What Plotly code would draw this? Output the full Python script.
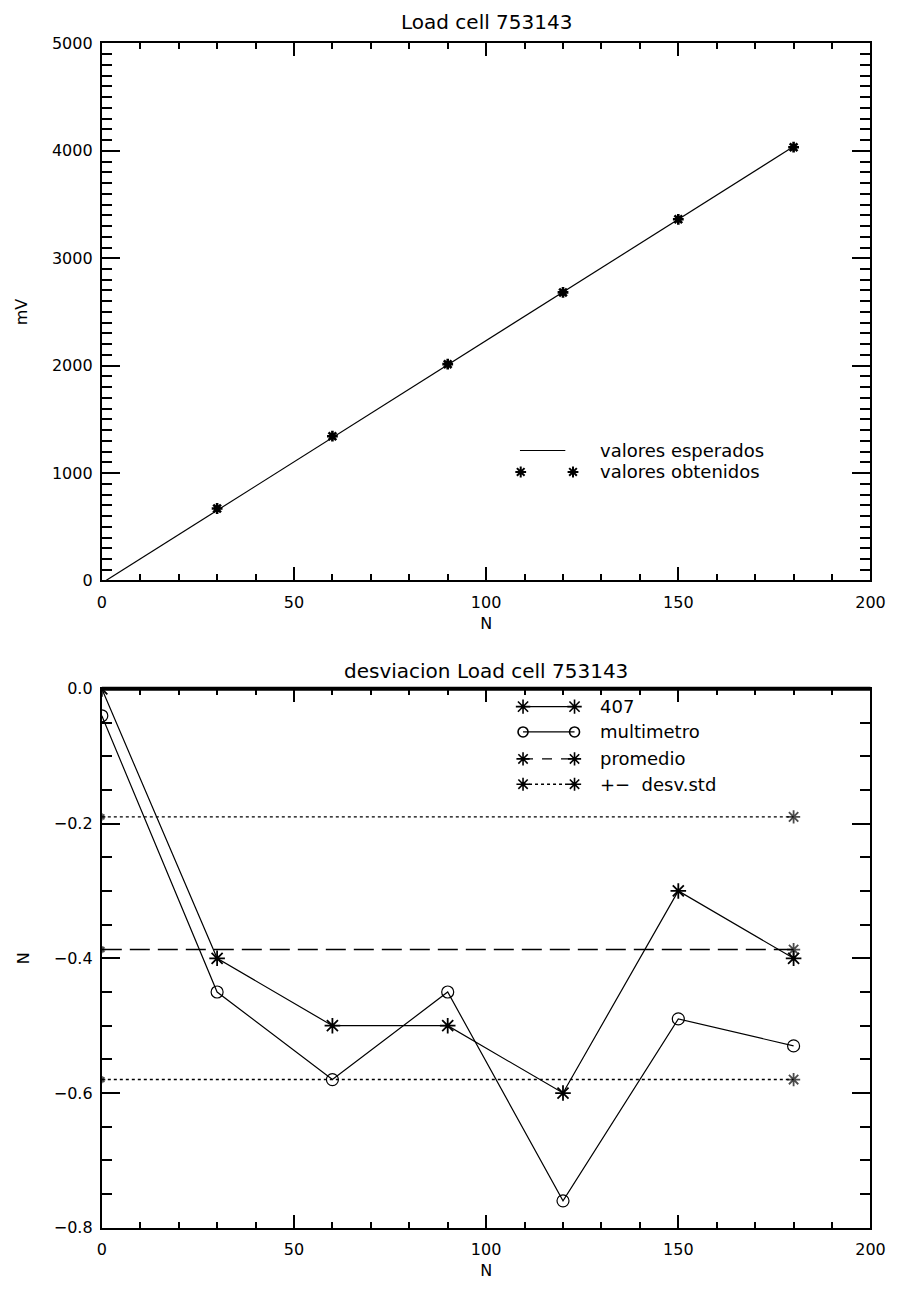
import plotly.graph_objects as go

# ---- calibration data: load cell 753143 ----
n_obtenidos = [30, 60, 90, 120, 150, 180]
mv_obtenidos = [670, 1343, 2014, 2682, 3363, 4034]
n_esperados = [0, 180]
mv_esperados = [-25, 4040]

# ---- deviation (N) per applied load ----
n_carga = [0, 30, 60, 90, 120, 150, 180]
desv_407 = [0.0, -0.40, -0.50, -0.50, -0.60, -0.30, -0.40]
desv_multimetro = [-0.04, -0.45, -0.58, -0.45, -0.76, -0.49, -0.53]
n_referencia = [0, 180]
promedio = -0.387
desv_std_sup = -0.19
desv_std_inf = -0.58

# minor tick positions for each axis
minor_x = [v for v in range(0, 201, 10) if v % 50]
minor_mv = [v for v in range(0, 5001, 100) if v % 1000]
minor_desv = [round(-0.05 * i, 2) for i in range(17) if i % 4]

FONT = "DejaVu Sans"
INK = "black"
W, H = 906, 1290


def mk(symbol, size, width):
    return dict(symbol=symbol, size=size, color=INK, line=dict(color=INK, width=width))


fig = go.Figure()

# top panel
fig.add_trace(go.Scatter(x=n_esperados, y=mv_esperados, mode="lines",
                         line=dict(color=INK, width=1.2), xaxis="x", yaxis="y"))
fig.add_trace(go.Scatter(x=n_obtenidos, y=mv_obtenidos, mode="markers",
                         marker=mk("asterisk-open", 9, 2.6), xaxis="x", yaxis="y"))

# bottom panel
for y_ref, dash, w in [(desv_std_sup, "3px,3px", 1.4),
                       (desv_std_inf, "3px,3px", 1.4),
                       (promedio, "20px,8px", 1.6)]:
    fig.add_trace(go.Scatter(x=n_referencia, y=[y_ref] * 2, mode="lines+markers",
                             line=dict(color=INK, width=w, dash=dash),
                             marker=mk("asterisk-open", [6, 11], 1.8),
                             xaxis="x2", yaxis="y2"))
fig.add_trace(go.Scatter(x=n_carga, y=desv_407, mode="lines+markers",
                         line=dict(color=INK, width=1.2),
                         marker=mk("asterisk-open", 13, 1.8), xaxis="x2", yaxis="y2"))
fig.add_trace(go.Scatter(x=n_carga, y=desv_multimetro, mode="lines+markers",
                         line=dict(color=INK, width=1.2),
                         marker=mk("circle-open", 12, 1.2), xaxis="x2", yaxis="y2"))

# legend keys, placed in panel-fraction coordinates on overlay axes
KEY_X0, KEY_X1, TEXT_X = 0.548, 0.615, 0.645
top_legend = [("valores esperados", 0.242), ("valores obtenidos", 0.202)]
fig.add_trace(go.Scatter(x=[KEY_X0 - 0.004, KEY_X1 - 0.012], y=[top_legend[0][1]] * 2,
                         mode="lines", line=dict(color=INK, width=1.2),
                         xaxis="x3", yaxis="y3"))
fig.add_trace(go.Scatter(x=[KEY_X0 - 0.003, KEY_X1 - 0.002], y=[top_legend[1][1]] * 2,
                         mode="markers", marker=mk("asterisk-open", 9, 2),
                         xaxis="x3", yaxis="y3"))

bot_legend = [("407", 0.967, "solid", "asterisk-open", 12, 1.2),
              ("multimetro", 0.920, "solid", "circle-open", 10, 1.2),
              ("promedio", 0.870, "10px,9px", "asterisk-open", 11, 1.4),
              ("+\u2212  desv.std", 0.823, "3px,3px", "asterisk-open", 11, 1.4)]
for _, yk, dash, sym, size, lw in bot_legend:
    fig.add_trace(go.Scatter(x=[KEY_X0, KEY_X1], y=[yk, yk], mode="lines+markers",
                             line=dict(color=INK, width=lw, dash=dash),
                             marker=mk(sym, size, 1.6), cliponaxis=False,
                             xaxis="x4", yaxis="y4"))

LEGFONT = dict(family=FONT, size=18, color=INK)
annotations = []
for text, yk in top_legend:
    annotations.append(dict(text=text, x=TEXT_X, y=yk, xref="x domain", yref="y domain",
                            xanchor="left", yanchor="middle", showarrow=False, font=LEGFONT))
for text, yk, *_ in bot_legend:
    annotations.append(dict(text=text, x=TEXT_X, y=yk, xref="x2 domain", yref="y2 domain",
                            xanchor="left", yanchor="middle", showarrow=False, font=LEGFONT))

# panel titles
TITLEFONT = dict(family=FONT, size=20, color=INK)
annotations.append(dict(text="Load cell 753143", x=0.5, y=1, xref="x domain", yref="y domain",
                        yshift=21, xanchor="center", yanchor="middle", showarrow=False,
                        font=TITLEFONT))
annotations.append(dict(text="desviacion Load cell 753143", x=0.5, y=1, xref="x2 domain",
                        yref="y2 domain", yshift=18, xanchor="center", yanchor="middle",
                        showarrow=False, font=TITLEFONT))

TICKFONT = dict(family=FONT, size=16, color=INK)
AXTITLEFONT = dict(family=FONT, size=16, color=INK)


def xaxis(domain, anchor):
    return dict(domain=domain, anchor=anchor, range=[0, 200],
                tickmode="linear", tick0=0, dtick=50,
                ticks="inside", ticklen=13, tickwidth=2, tickcolor=INK,
                minor=dict(tickmode="array", tickvals=minor_x, ticks="inside", ticklen=6,
                           tickwidth=2, tickcolor=INK),
                showline=True, linecolor=INK, linewidth=2, mirror="allticks",
                showgrid=False, zeroline=False, ticklabelstandoff=6,
                tickfont=TICKFONT,
                title=dict(text="N", font=AXTITLEFONT, standoff=7))


def yaxis(domain, anchor, rng, dtick, minor_vals, fmt, title):
    return dict(domain=domain, anchor=anchor, range=rng,
                tickmode="linear", tick0=0, dtick=dtick, tickformat=fmt,
                ticks="inside", ticklen=18, tickwidth=2, tickcolor=INK,
                minor=dict(tickmode="array", tickvals=minor_vals, ticks="inside",
                           ticklen=10, tickwidth=2, tickcolor=INK),
                showline=True, linecolor=INK, linewidth=2, mirror="allticks",
                showgrid=False, zeroline=False, ticklabelstandoff=4,
                tickfont=TICKFONT,
                title=dict(text=title, font=AXTITLEFONT, standoff=20))


xd = [99 / W, 885 / W]
top_dom = [1 - 580 / H, 1 - 35 / H]
bot_dom = [1 - 1237 / H, 1 - 690 / H]

fig.update_layout(
    width=W, height=H, autosize=False,
    margin=dict(l=0, r=0, t=0, b=0),
    paper_bgcolor="white", plot_bgcolor="white",
    showlegend=False,
    xaxis=xaxis(xd, "y"),
    yaxis=yaxis(top_dom, "x", [0, 5000], 1000, minor_mv, "d", "mV"),
    xaxis2=xaxis(xd, "y2"),
    yaxis2=yaxis(bot_dom, "x2", [-0.8, 0.0], 0.2, minor_desv, ".1f", "N"),
    xaxis3=dict(overlaying="x", range=[0, 1], visible=False),
    yaxis3=dict(overlaying="y", range=[0, 1], visible=False),
    xaxis4=dict(overlaying="x2", range=[0, 1], visible=False),
    yaxis4=dict(overlaying="y2", range=[0, 1], visible=False),
    annotations=annotations,
    shapes=[dict(type="line", xref="x2 domain", yref="y2 domain", x0=0, x1=1, y0=1, y1=1,
                 line=dict(color=INK, width=4))],
)

fig.write_html("out.html")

········

Instruction :: Exclude the images and reproduce the remaining data exactly.

Reply to the exercise ::
What Plotly code would draw this? Output the full Python script.
import plotly.graph_objects as go

# ---- calibration data: load cell 753143 ----
n_obtenidos = [30, 60, 90, 120, 150, 180]
mv_obtenidos = [670, 1343, 2014, 2682, 3363, 4034]
n_esperados = [0, 180]
mv_esperados = [-25, 4040]

# ---- deviation (N) per applied load ----
n_carga = [0, 30, 60, 90, 120, 150, 180]
desv_407 = [0.0, -0.40, -0.50, -0.50, -0.60, -0.30, -0.40]
desv_multimetro = [-0.04, -0.45, -0.58, -0.45, -0.76, -0.49, -0.53]
n_referencia = [0, 180]
promedio = -0.387
desv_std_sup = -0.19
desv_std_inf = -0.58

# minor tick positions for each axis
minor_x = [v for v in range(0, 201, 10) if v % 50]
minor_mv = [v for v in range(0, 5001, 100) if v % 1000]
minor_desv = [round(-0.05 * i, 2) for i in range(17) if i % 4]

FONT = "DejaVu Sans"
INK = "black"
W, H = 906, 1290


def mk(symbol, size, width):
    return dict(symbol=symbol, size=size, color=INK, line=dict(color=INK, width=width))


fig = go.Figure()

# top panel
fig.add_trace(go.Scatter(x=n_esperados, y=mv_esperados, mode="lines",
                         line=dict(color=INK, width=1.2), xaxis="x", yaxis="y"))
fig.add_trace(go.Scatter(x=n_obtenidos, y=mv_obtenidos, mode="markers",
                         marker=mk("asterisk-open", 9, 2.6), xaxis="x", yaxis="y"))

# bottom panel
for y_ref, dash, w in [(desv_std_sup, "3px,3px", 1.4),
                       (desv_std_inf, "3px,3px", 1.4),
                       (promedio, "20px,8px", 1.6)]:
    fig.add_trace(go.Scatter(x=n_referencia, y=[y_ref] * 2, mode="lines+markers",
                             line=dict(color=INK, width=w, dash=dash),
                             marker=mk("asterisk-open", [6, 11], 1.8),
                             xaxis="x2", yaxis="y2"))
fig.add_trace(go.Scatter(x=n_carga, y=desv_407, mode="lines+markers",
                         line=dict(color=INK, width=1.2),
                         marker=mk("asterisk-open", 13, 1.8), xaxis="x2", yaxis="y2"))
fig.add_trace(go.Scatter(x=n_carga, y=desv_multimetro, mode="lines+markers",
                         line=dict(color=INK, width=1.2),
                         marker=mk("circle-open", 12, 1.2), xaxis="x2", yaxis="y2"))

# legend keys, placed in panel-fraction coordinates on overlay axes
KEY_X0, KEY_X1, TEXT_X = 0.548, 0.615, 0.645
top_legend = [("valores esperados", 0.242), ("valores obtenidos", 0.202)]
fig.add_trace(go.Scatter(x=[KEY_X0 - 0.004, KEY_X1 - 0.012], y=[top_legend[0][1]] * 2,
                         mode="lines", line=dict(color=INK, width=1.2),
                         xaxis="x3", yaxis="y3"))
fig.add_trace(go.Scatter(x=[KEY_X0 - 0.003, KEY_X1 - 0.002], y=[top_legend[1][1]] * 2,
                         mode="markers", marker=mk("asterisk-open", 9, 2),
                         xaxis="x3", yaxis="y3"))

bot_legend = [("407", 0.967, "solid", "asterisk-open", 12, 1.2),
              ("multimetro", 0.920, "solid", "circle-open", 10, 1.2),
              ("promedio", 0.870, "10px,9px", "asterisk-open", 11, 1.4),
              ("+\u2212  desv.std", 0.823, "3px,3px", "asterisk-open", 11, 1.4)]
for _, yk, dash, sym, size, lw in bot_legend:
    fig.add_trace(go.Scatter(x=[KEY_X0, KEY_X1], y=[yk, yk], mode="lines+markers",
                             line=dict(color=INK, width=lw, dash=dash),
                             marker=mk(sym, size, 1.6), cliponaxis=False,
                             xaxis="x4", yaxis="y4"))

LEGFONT = dict(family=FONT, size=18, color=INK)
annotations = []
for text, yk in top_legend:
    annotations.append(dict(text=text, x=TEXT_X, y=yk, xref="x domain", yref="y domain",
                            xanchor="left", yanchor="middle", showarrow=False, font=LEGFONT))
for text, yk, *_ in bot_legend:
    annotations.append(dict(text=text, x=TEXT_X, y=yk, xref="x2 domain", yref="y2 domain",
                            xanchor="left", yanchor="middle", showarrow=False, font=LEGFONT))

# panel titles
TITLEFONT = dict(family=FONT, size=20, color=INK)
annotations.append(dict(text="Load cell 753143", x=0.5, y=1, xref="x domain", yref="y domain",
                        yshift=21, xanchor="center", yanchor="middle", showarrow=False,
                        font=TITLEFONT))
annotations.append(dict(text="desviacion Load cell 753143", x=0.5, y=1, xref="x2 domain",
                        yref="y2 domain", yshift=18, xanchor="center", yanchor="middle",
                        showarrow=False, font=TITLEFONT))

TICKFONT = dict(family=FONT, size=16, color=INK)
AXTITLEFONT = dict(family=FONT, size=16, color=INK)


def xaxis(domain, anchor):
    return dict(domain=domain, anchor=anchor, range=[0, 200],
                tickmode="linear", tick0=0, dtick=50,
                ticks="inside", ticklen=13, tickwidth=2, tickcolor=INK,
                minor=dict(tickmode="array", tickvals=minor_x, ticks="inside", ticklen=6,
                           tickwidth=2, tickcolor=INK),
                showline=True, linecolor=INK, linewidth=2, mirror="allticks",
                showgrid=False, zeroline=False, ticklabelstandoff=6,
                tickfont=TICKFONT,
                title=dict(text="N", font=AXTITLEFONT, standoff=7))


def yaxis(domain, anchor, rng, dtick, minor_vals, fmt, title):
    return dict(domain=domain, anchor=anchor, range=rng,
                tickmode="linear", tick0=0, dtick=dtick, tickformat=fmt,
                ticks="inside", ticklen=18, tickwidth=2, tickcolor=INK,
                minor=dict(tickmode="array", tickvals=minor_vals, ticks="inside",
                           ticklen=10, tickwidth=2, tickcolor=INK),
                showline=True, linecolor=INK, linewidth=2, mirror="allticks",
                showgrid=False, zeroline=False, ticklabelstandoff=4,
                tickfont=TICKFONT,
                title=dict(text=title, font=AXTITLEFONT, standoff=20))


xd = [99 / W, 885 / W]
top_dom = [1 - 580 / H, 1 - 35 / H]
bot_dom = [1 - 1237 / H, 1 - 690 / H]

fig.update_layout(
    width=W, height=H, autosize=False,
    margin=dict(l=0, r=0, t=0, b=0),
    paper_bgcolor="white", plot_bgcolor="white",
    showlegend=False,
    xaxis=xaxis(xd, "y"),
    yaxis=yaxis(top_dom, "x", [0, 5000], 1000, minor_mv, "d", "mV"),
    xaxis2=xaxis(xd, "y2"),
    yaxis2=yaxis(bot_dom, "x2", [-0.8, 0.0], 0.2, minor_desv, ".1f", "N"),
    xaxis3=dict(overlaying="x", range=[0, 1], visible=False),
    yaxis3=dict(overlaying="y", range=[0, 1], visible=False),
    xaxis4=dict(overlaying="x2", range=[0, 1], visible=False),
    yaxis4=dict(overlaying="y2", range=[0, 1], visible=False),
    annotations=annotations,
    shapes=[dict(type="line", xref="x2 domain", yref="y2 domain", x0=0, x1=1, y0=1, y1=1,
                 line=dict(color=INK, width=4))],
)

fig.write_html("out.html")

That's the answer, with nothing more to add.